5. Starship - Nothing's Gonna Stop Us Now
The three components of this particular axis of evil had been around for some time: the "rock ballad" had festered since the days of Stairway To Heaven, had the life sucked out of it by Chicago and been pummelled into submission by Jennifer Rush's "Power Of Love"; the movie tie-in, or the song which tells emotional cripples how to feel during the soppy bits of an action movie, had spawned Berlin's "Take My Breath Away" from Top Gun; and Diane Warren was but a jobbing songwriter penning fun stuff like DeBarge's "Rhythm Of The Night".
But in 1987 these planets became aligned and catastophe followed. What surprised everyone was how much of a success Diane Warren's composition "Nothing's Gonna Stop Us Now" was, given that the movie from which it was taken (Mannequin - tagline: Just because Jonathan's fallen in love with a piece of wood, it doesn't make him a dummy) was shockingly awful, and that Starship were pretty much washed-up hacks. The secret was an unholy synergy: the film advertised the record, the record was an advert for the film, and, like turds polishing one another, both became a success.
So, as usual, the formula was repeated ad infinitum. Diane Warren became a specialist in weepy widescreen schlock (Aerosmith's "I Don't Wanna Miss A Thing", Leanne Rimes, the whole Celine Dion back catalogue) and, worst of all, inspired countless copycat atrocities (there's one in every single Disney film since). Because it was a doddle to write one.

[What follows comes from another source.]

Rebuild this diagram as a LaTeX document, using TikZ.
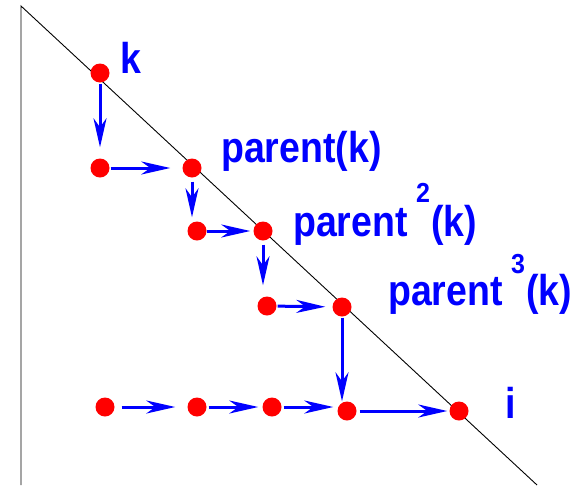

Really. Here's how. Find a generic, meaningless yet vaguely positive title, preferably using words like "wanna" or "gonna". Start your first verse slowly and relatively quietly - your "artist" is going to want to save something for later. Use a minor key, as your shift into major for the chorus is going to be the bit when the hero pushes his way through the crowd to get to the heroine, so you want full tearjerk potential. Under no circumstances should you include a middle 8 - that's just confusing. Then a brief pause, a descending drum fill (you know, the one Phil Collins extended and made a career out of) and then into the final chorus. The artist loves this bit as it's where they can show off, doing all sorts of vocal gymnastics while leaving the basics of the song to the hired help.

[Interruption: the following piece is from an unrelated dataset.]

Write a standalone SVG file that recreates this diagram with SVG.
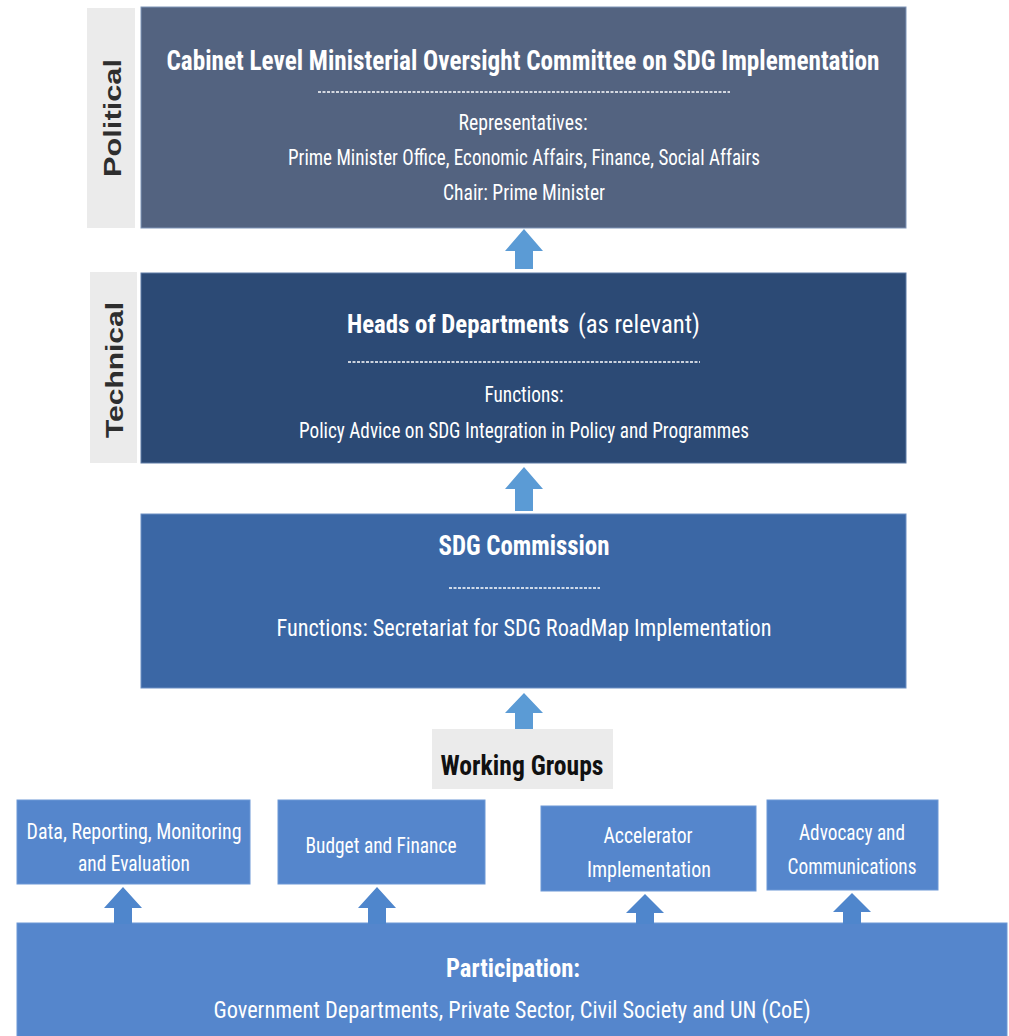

So, to summarise: generic, unchallenging manupulative songs sung to order by people who'd be better off in Blood Brothers. Today, they live on in the likes of Westlife, as well as inside every X Factor auditionee. If and when Jordan and Peter Andre carry out their threat to release "A Whole New World", we will be able to play it to Diane Warren and say, "This is all your fault. Happy now?"